WHAT IS ASKED> Find every line with the word "matplotlib" and report how many there are, without any other text.
>> Begin PROVIDED MATERIAL
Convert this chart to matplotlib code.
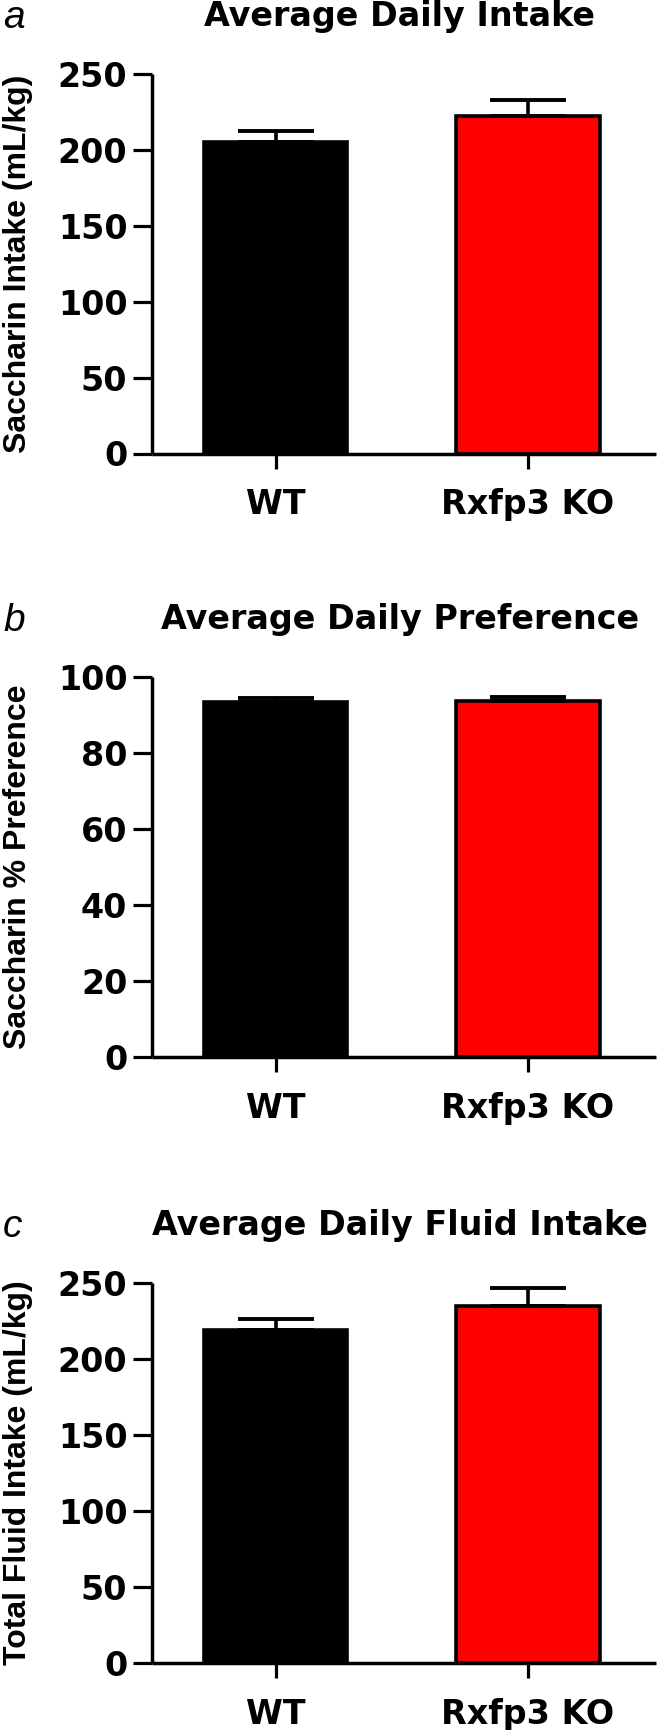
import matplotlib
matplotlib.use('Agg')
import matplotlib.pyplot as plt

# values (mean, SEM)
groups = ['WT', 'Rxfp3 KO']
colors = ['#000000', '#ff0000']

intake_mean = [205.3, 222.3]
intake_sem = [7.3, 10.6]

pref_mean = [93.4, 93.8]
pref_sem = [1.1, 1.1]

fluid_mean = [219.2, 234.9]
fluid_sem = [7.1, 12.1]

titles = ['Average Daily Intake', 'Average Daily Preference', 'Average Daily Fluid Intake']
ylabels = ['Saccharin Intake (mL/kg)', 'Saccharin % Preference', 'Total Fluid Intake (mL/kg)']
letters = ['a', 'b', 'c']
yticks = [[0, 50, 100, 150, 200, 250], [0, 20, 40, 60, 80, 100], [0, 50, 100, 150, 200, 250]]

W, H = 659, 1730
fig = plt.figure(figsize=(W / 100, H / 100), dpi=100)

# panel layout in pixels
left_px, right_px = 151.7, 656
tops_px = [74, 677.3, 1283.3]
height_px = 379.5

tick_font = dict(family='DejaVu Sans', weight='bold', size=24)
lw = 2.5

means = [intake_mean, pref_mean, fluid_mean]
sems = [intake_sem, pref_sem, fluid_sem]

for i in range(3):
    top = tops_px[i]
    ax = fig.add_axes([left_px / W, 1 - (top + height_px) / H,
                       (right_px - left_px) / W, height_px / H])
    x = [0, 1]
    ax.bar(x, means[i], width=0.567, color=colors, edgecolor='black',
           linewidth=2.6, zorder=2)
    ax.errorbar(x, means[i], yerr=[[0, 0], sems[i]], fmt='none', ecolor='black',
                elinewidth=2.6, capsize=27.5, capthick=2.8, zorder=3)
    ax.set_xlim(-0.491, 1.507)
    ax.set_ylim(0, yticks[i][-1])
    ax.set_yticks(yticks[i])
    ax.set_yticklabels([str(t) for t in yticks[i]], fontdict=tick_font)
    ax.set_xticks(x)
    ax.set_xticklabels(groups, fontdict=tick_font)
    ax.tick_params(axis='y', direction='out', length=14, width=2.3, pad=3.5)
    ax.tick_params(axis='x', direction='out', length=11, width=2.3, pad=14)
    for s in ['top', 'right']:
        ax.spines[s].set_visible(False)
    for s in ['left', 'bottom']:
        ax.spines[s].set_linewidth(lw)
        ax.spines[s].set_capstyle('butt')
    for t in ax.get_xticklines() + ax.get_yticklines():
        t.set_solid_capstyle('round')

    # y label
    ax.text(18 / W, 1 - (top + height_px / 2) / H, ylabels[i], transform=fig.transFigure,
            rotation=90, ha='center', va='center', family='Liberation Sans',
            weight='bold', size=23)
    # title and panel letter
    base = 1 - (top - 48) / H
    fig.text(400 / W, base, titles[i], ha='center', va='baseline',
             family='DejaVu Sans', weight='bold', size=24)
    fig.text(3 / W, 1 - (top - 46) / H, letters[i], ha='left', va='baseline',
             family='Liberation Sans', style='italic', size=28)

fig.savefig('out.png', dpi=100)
>> End PROVIDED MATERIAL
SOLUTION TO THE EXERCISE> 4